What to work on: Tally the lines holding the word "chart" and state the count by itself.

Supplied information:
⁂
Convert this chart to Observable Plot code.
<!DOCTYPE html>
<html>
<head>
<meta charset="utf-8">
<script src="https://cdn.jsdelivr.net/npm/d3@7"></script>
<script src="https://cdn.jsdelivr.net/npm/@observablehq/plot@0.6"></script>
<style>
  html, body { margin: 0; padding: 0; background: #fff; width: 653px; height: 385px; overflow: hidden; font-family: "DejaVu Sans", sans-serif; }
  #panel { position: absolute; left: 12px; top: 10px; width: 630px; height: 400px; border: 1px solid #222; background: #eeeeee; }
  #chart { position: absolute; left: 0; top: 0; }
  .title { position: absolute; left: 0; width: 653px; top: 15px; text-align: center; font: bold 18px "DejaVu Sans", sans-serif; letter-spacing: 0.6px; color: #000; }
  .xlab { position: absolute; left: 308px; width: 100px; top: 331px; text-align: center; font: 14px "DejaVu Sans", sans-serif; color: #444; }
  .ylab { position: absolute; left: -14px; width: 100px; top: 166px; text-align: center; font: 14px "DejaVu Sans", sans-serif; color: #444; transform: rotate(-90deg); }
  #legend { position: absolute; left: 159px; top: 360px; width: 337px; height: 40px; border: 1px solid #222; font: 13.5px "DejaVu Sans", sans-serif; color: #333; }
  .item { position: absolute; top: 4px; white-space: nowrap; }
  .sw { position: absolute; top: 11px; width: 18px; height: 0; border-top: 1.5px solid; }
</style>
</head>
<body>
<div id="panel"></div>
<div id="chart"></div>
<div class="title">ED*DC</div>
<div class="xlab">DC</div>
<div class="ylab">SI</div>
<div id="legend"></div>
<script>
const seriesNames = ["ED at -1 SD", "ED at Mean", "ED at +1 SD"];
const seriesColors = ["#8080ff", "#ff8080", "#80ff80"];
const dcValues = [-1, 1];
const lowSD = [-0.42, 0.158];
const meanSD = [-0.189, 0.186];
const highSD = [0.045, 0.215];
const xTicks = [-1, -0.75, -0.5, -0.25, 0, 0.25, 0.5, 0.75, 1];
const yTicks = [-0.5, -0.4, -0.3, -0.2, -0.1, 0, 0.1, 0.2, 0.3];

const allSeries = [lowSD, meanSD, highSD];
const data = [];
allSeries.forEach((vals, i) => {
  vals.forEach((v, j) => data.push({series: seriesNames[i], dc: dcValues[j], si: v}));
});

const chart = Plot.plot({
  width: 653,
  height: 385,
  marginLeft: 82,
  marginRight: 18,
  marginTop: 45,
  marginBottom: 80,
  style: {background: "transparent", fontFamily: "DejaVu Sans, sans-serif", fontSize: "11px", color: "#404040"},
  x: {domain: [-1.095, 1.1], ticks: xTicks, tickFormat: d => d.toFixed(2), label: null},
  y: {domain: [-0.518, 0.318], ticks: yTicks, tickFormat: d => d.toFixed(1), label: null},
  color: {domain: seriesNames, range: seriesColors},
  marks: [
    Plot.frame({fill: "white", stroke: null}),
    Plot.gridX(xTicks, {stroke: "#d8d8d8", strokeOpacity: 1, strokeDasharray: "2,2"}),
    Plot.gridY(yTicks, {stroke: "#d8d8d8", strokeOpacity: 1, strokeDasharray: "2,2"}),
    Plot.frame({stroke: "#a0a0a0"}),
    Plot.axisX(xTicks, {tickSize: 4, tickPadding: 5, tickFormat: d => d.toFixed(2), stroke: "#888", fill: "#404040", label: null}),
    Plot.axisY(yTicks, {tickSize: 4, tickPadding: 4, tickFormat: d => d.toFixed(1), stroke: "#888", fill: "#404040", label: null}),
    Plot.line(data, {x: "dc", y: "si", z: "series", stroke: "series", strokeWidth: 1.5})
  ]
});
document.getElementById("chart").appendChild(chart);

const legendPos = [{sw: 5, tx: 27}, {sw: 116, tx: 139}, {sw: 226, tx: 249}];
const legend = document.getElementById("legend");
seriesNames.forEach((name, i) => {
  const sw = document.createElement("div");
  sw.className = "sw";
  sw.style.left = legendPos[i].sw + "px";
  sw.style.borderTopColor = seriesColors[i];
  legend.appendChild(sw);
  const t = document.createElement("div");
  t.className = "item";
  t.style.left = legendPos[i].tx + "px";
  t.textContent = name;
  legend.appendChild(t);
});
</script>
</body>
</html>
⁂
Solution below: 5